Yeah, some boards do that.

Personally, I hate that.

Because some boards DON"T do that.

So why are some making that noise?

It's a rhetorical question.:dry:

I try & fold every board in half when I get it in my hands.

Haha, so I hear that lots.

But I've never had a board just fall apart or break from just that.

It means nothing, but it still bugs me. haha


TT


----------



## linvillegorge (Jul 6, 2009)

timmytard said:


> Because some boards DON"T do that.


Probably because someone did a good "shop flexing" on it before you got to it.


----------



## ETM (Aug 11, 2009)

linvillegorge said:


> Probably because someone did a good "shop flexing" on it before you got to it.


Exactly, out of the press they all do it first time they are flexed, if it doesnt it just means someone else beat you too it.
Personally I love it.


----------



## Lamps (Sep 3, 2011)

Burton pre flexes their boards to break tHem in so burton boards generall don't do this.


----------



## speedjason (May 2, 2013)

Normal.
The reinforcement moves inside.


----------



## Nolefan2011 (Mar 12, 2011)

timmytard said:


> Yeah, some boards do that.
> 
> Personally, I hate that.
> 
> ...



Lawd man, for a guy that owns 1500 boards, how did you not know that some boards are factory flexed?

By the way, your board isn't caving into a frown. That is called camber.


----------



## taco tuesday (Jul 26, 2014)

These guys are full of crap. It is not ok. It is cursed. You need to get rid of it. Throw it away. Better yet burn it.


----------



## timmytard (Mar 19, 2009)

Nolefan2011 said:


> Lawd man, for a guy that owns 1500 boards, how did you not know that some boards are factory flexed?
> 
> By the way, *your board isn't caving into a frown. That is called camber.*


I know lots about the riding part of snowboards, never have I said I know anything about the construction of them.

I don't know what goes on in the factory, fuck, I ain't never been to China. haha

Don't have a clue what my binding angles are either?

Do either of those things affect my riding in any way?
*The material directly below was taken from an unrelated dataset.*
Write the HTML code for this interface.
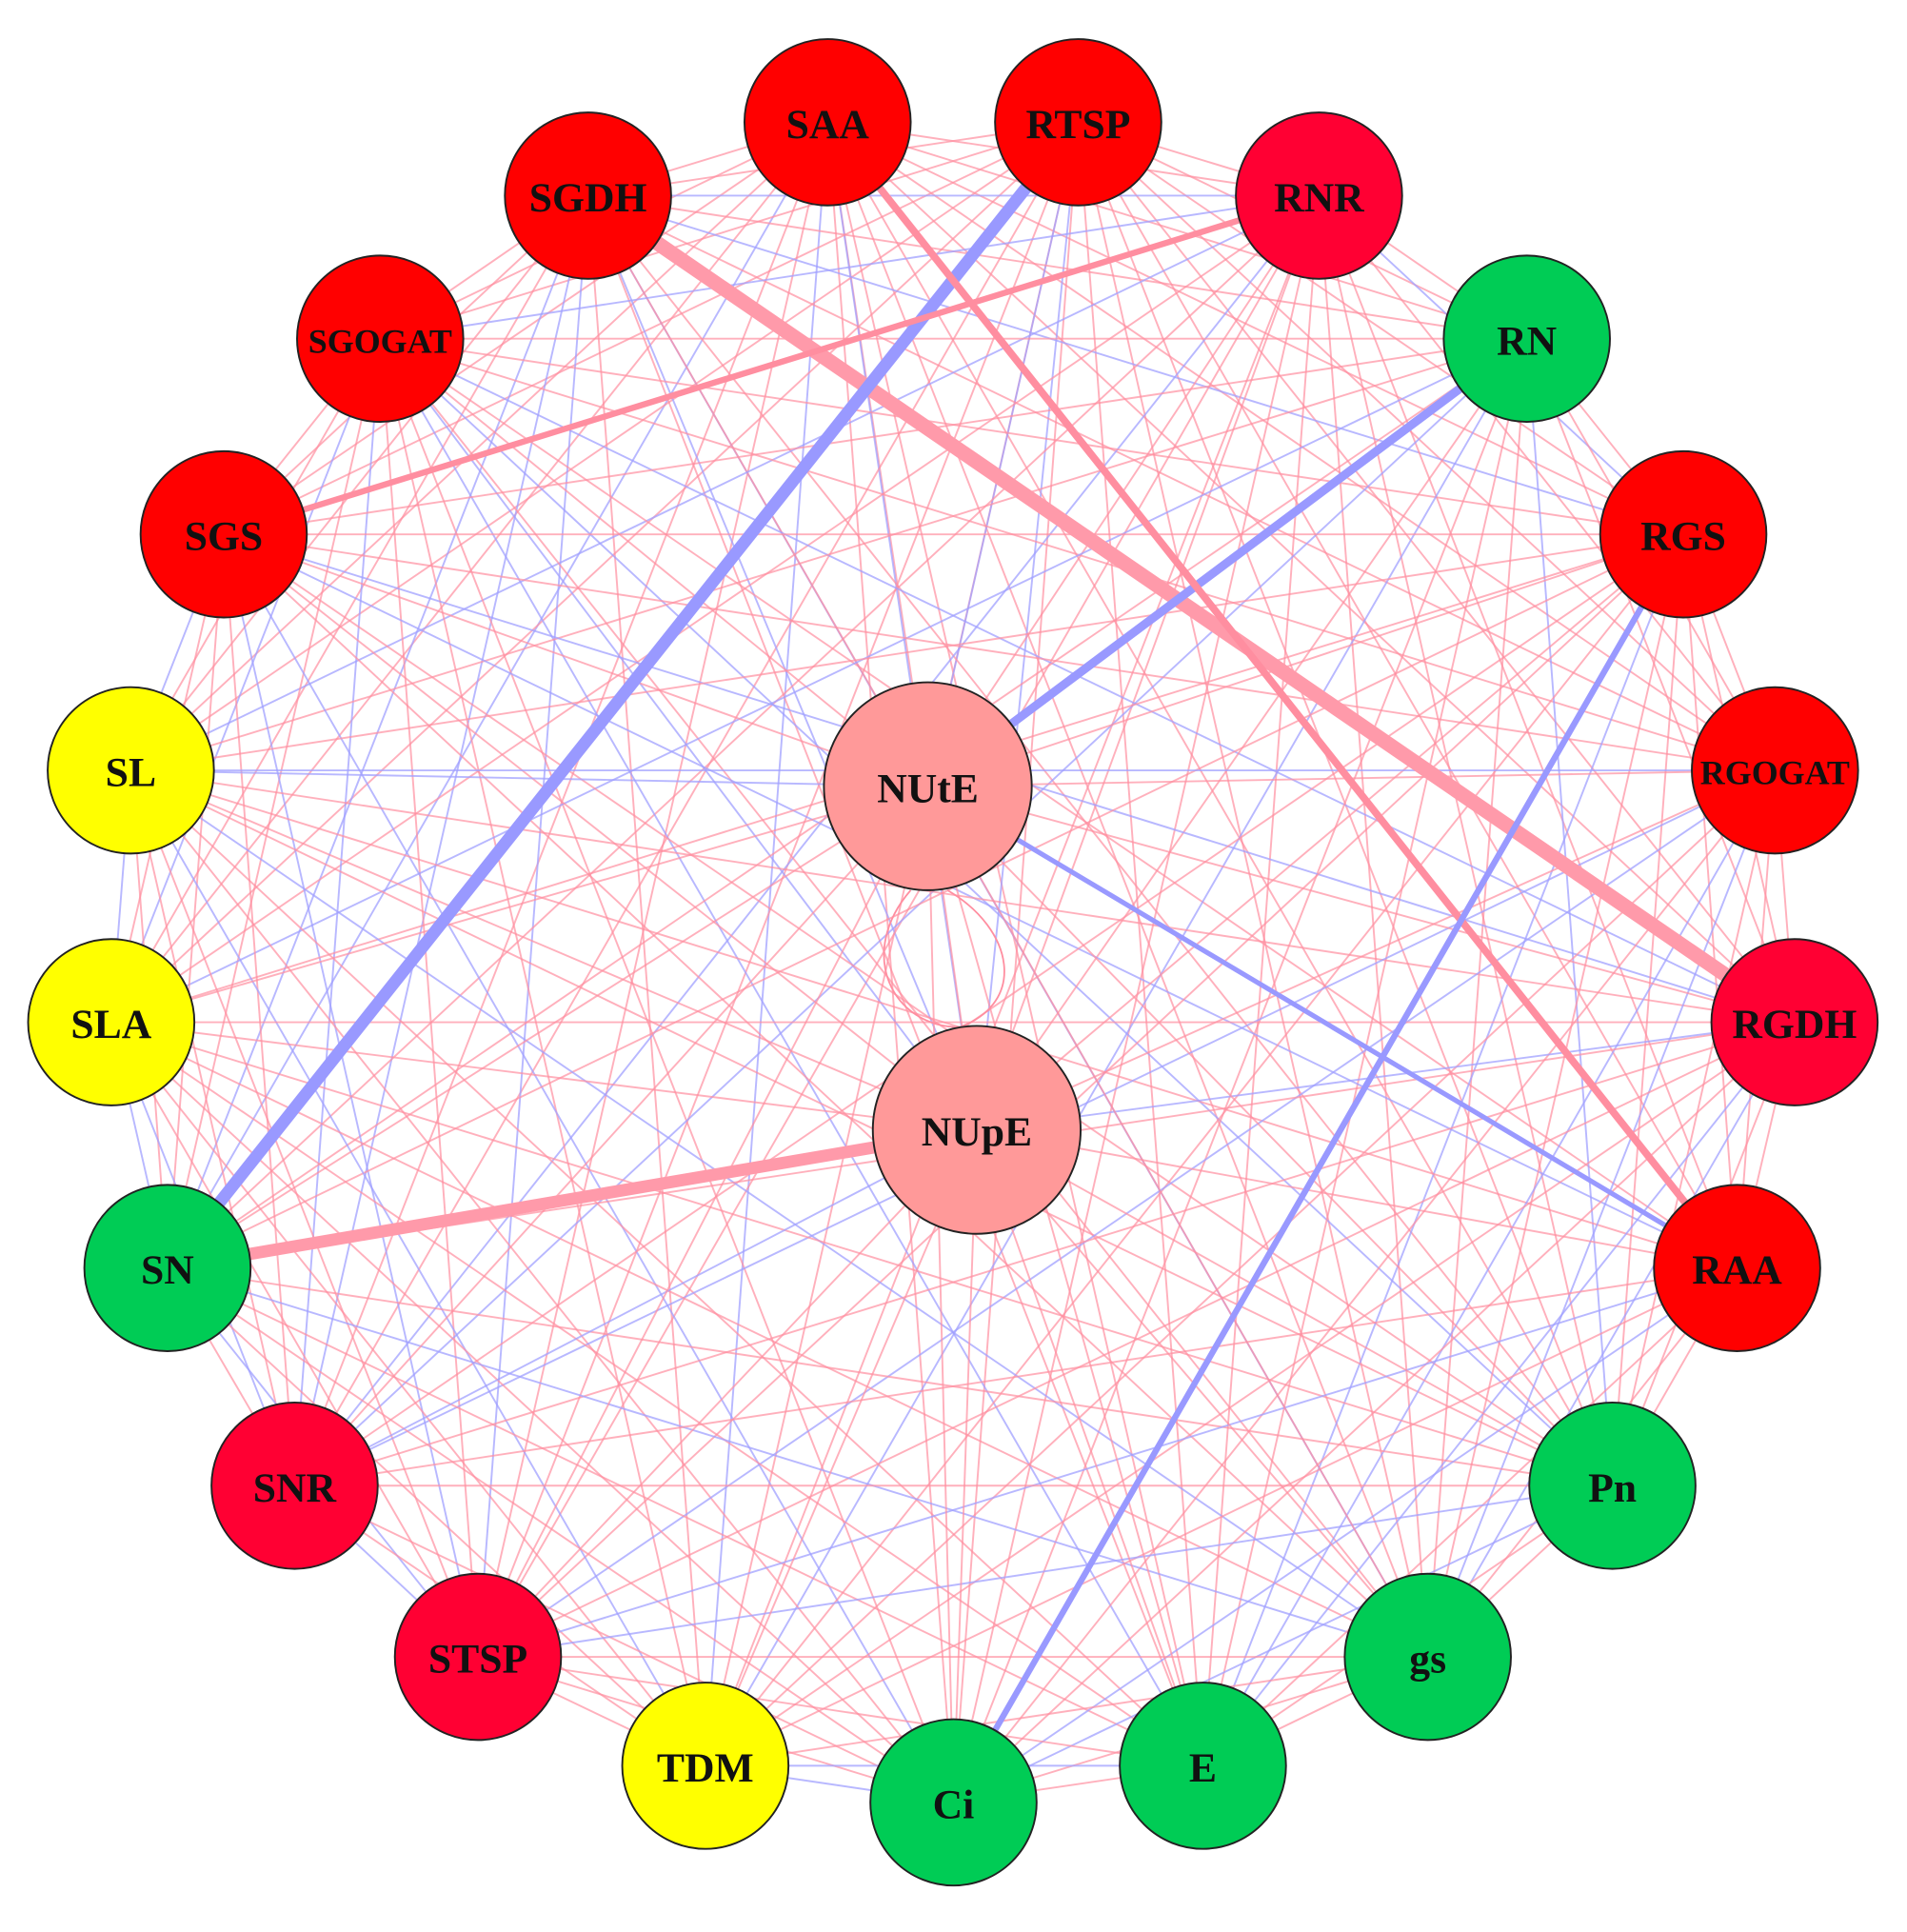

Nope, so I don't give a flying fuck.


Dude, I'm 40 years old, been ridin' for close to 30 years.
I don't even know what the fuck that's supposed to mean?


TT


----------



## timmytard (Mar 19, 2009)

Nolefan2011 said:


> Lawd man, for a guy that owns 1500 boards, how did you not know that some boards are factory flexed?
> 
> By the way, your board isn't caving into a frown. That is called camber.
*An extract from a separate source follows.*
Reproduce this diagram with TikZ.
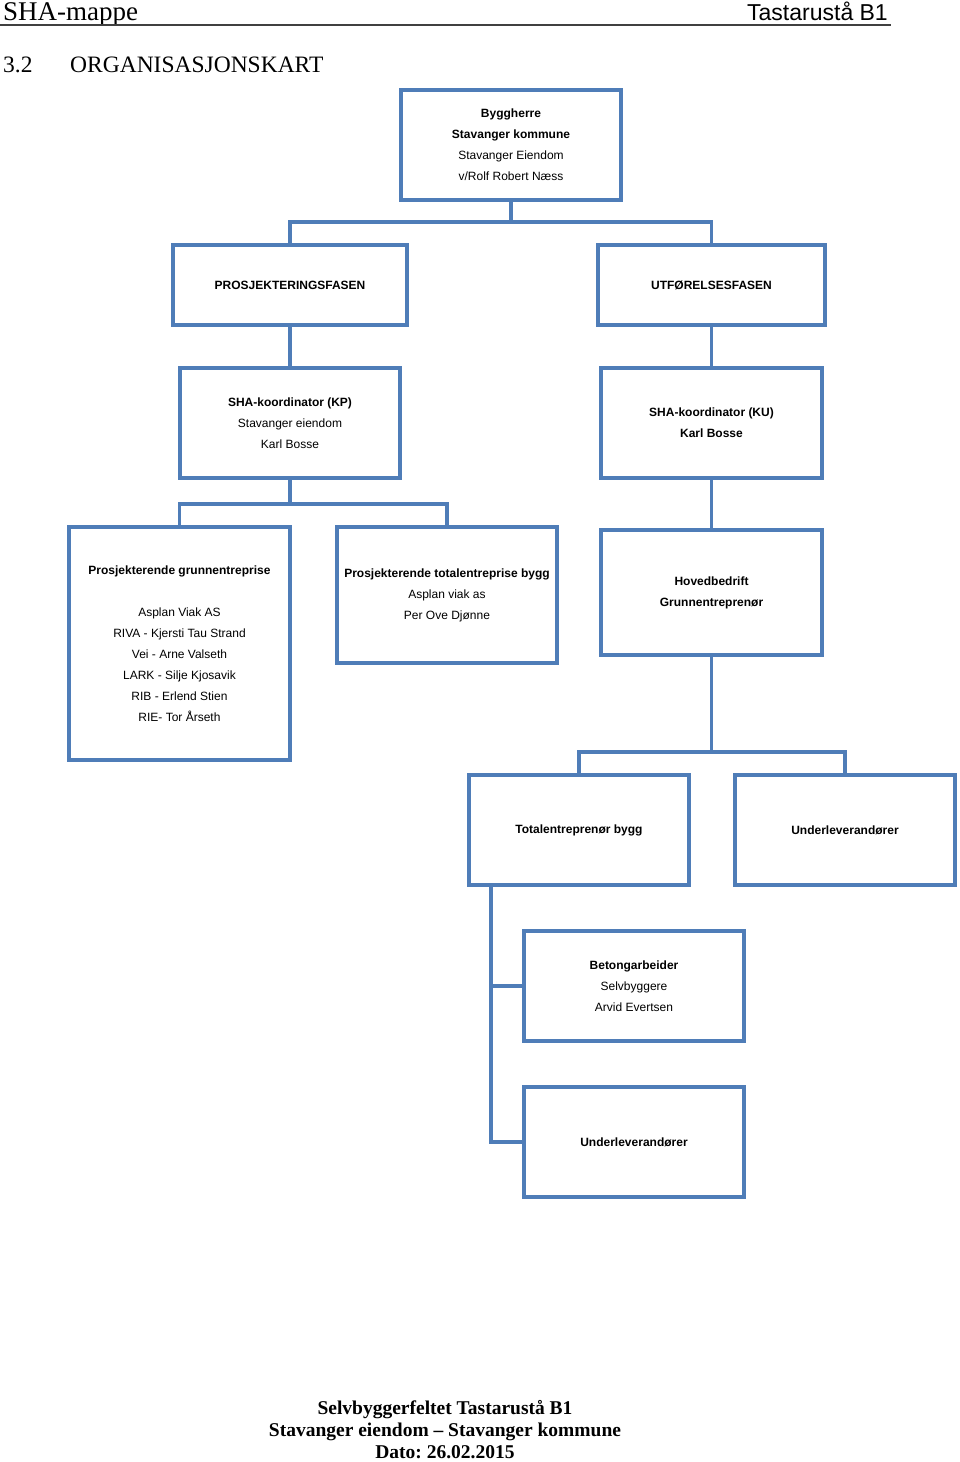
\documentclass[tikz,border=0pt]{standalone}
\usepackage{fontspec}
\setmainfont{Liberation Serif}
\newfontfamily\arialf{Liberation Sans}
\definecolor{boxblue}{HTML}{4F7DB8}
\definecolor{rulegray}{HTML}{404040}
\frenchspacing
\begin{document}
\begin{tikzpicture}[x=1pt,y=-1pt,
  orgbox/.style={draw=boxblue, line width=3.5pt, minimum width=220pt, minimum height=110pt,
    inner sep=0pt, outer sep=0pt, align=center, font=\arialf\fontsize{12}{21}\selectfont},
  conn/.style={draw=boxblue, line width=3.5pt}]
\useasboundingbox (0,0) rectangle (960,1462);

% header
\node[anchor=base west, inner sep=0pt, font=\fontsize{27}{29}\selectfont] (hl) at (3,20) {SHA-mappe};
\node[anchor=base east, inner sep=0pt, font=\arialf\fontsize{23}{26}\selectfont] (hr) at (888,20) {Tastarustå B1};
\coordinate (rl) at (0,25);
\coordinate (rr) at (891,25);
\draw[rulegray, line width=2pt] (rl) -- (rr);
\node[anchor=base west, inner sep=0pt, font=\fontsize{23.5}{26}\selectfont] (secn) at (3,72) {3.2};
\node[anchor=base west, inner sep=0pt, font=\fontsize{23.5}{26}\selectfont] (sect) at (70,72) {ORGANISASJONSKART};

% boxes
\node[orgbox] (bh) at (511,145) {\textbf{Byggherre}\\\textbf{Stavanger kommune}\\Stavanger Eiendom\\v/Rolf Robert Næss};
\node[orgbox, minimum width=234pt, minimum height=80pt] (pf) at (290,285) {\textbf{PROSJEKTERINGSFASEN}};
\node[orgbox, minimum width=227pt, minimum height=80pt] (uf) at (711.5,285) {\textbf{UTFØRELSESFASEN}};
\node[orgbox] (kp) at (290,423) {\textbf{SHA-koordinator (KP)}\\Stavanger eiendom\\Karl Bosse};
\node[orgbox, minimum width=221pt] (ku) at (711.5,423) {\textbf{SHA-koordinator (KU)}\\\textbf{Karl Bosse}};
\node[orgbox, minimum width=221pt, minimum height=233pt] (pg) at (179.5,643.5)
  {\textbf{Prosjekterende grunnentreprise}\\[21pt]Asplan Viak AS\\RIVA - Kjersti Tau Strand\\Vei - Arne Valseth\\LARK -  Silje Kjosavik\\RIB - Erlend Stien\\RIE- Tor Årseth};
\node[orgbox, minimum height=136pt] (pt) at (447,595) {\textbf{Prosjekterende totalentreprise bygg}\\Asplan viak as\\Per Ove Djønne};
\node[orgbox, minimum width=221pt, minimum height=125pt] (hb) at (711.5,592.5) {\textbf{Hovedbedrift}\\\textbf{Grunnentreprenør}};
\node[orgbox] (tb) at (579,830) {\textbf{Totalentreprenør bygg}};
\node[orgbox] (ul) at (845,830) {\textbf{Underleverandører}};
\node[orgbox] (bet) at (634,986) {\textbf{Betongarbeider}\\Selvbyggere\\Arvid Evertsen};
\node[orgbox] (ul2) at (634,1142) {\textbf{Underleverandører}};

% junctions
\coordinate (bhj) at (511,222);
\coordinate (kpj) at (290,504);
\coordinate (hbj) at (711.5,752);

% connectors
\draw[conn] (bh.south) -- (bhj);
\draw[conn] (pf.north) |- (bhj) -| (uf.north);
\draw[conn] (pf.south) -- (kp.north);
\draw[conn] (uf.south) -- (ku.north);
\draw[conn] (kp.south) -- (kpj);
\draw[conn] (pg.north) |- (kpj) -| (pt.north);
\draw[conn] (ku.south) -- (hb.north);
\draw[conn] (hb.south) -- (hbj);
\draw[conn] (tb.north) |- (hbj) -| (ul.north);
\draw[conn] ([xshift=-88pt]tb.south) |- (bet.west);
\draw[conn] ([xshift=-88pt]tb.south) |- (ul2.west);

% footer
\node[inner sep=0pt, align=center, font=\bfseries\fontsize{19.5}{22}\selectfont, anchor=base] (ft) at (445,1458)
  {Selvbyggerfeltet Tastarustå B1\\Stavanger eiendom – Stavanger kommune\\Dato: 26.02.2015};
\end{tikzpicture}
\end{document}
Actually, I think they may be tryin' to frown after all 

They know, I'm gonna ride em.:hairy:


TT


----------



## ShredLife (Feb 6, 2010)

what it is is the newly set epoxy and fiberglass sheets breaking in to the board's flex pattern.





and gremlins.


----------



## Ashcampbell (Mar 14, 2014)

And then the board cracks you.


----------



## Nivek (Jan 24, 2008)

Ashcampbell said:


> And then the board cracks you.


Only in Soviet Russia


----------



## Maierapril (Oct 25, 2011)

Nivek said:


> Only in Soviet Russia


No the board would drive you home after a night of vodka in soviet Russia


----------



## linvillegorge (Jul 6, 2009)

Maierapril said:


> No the board would drive you home after a night of vodka in soviet Russia


Drive? In Russia? I've seen some of those Russian dash cam videos. No thanks.


----------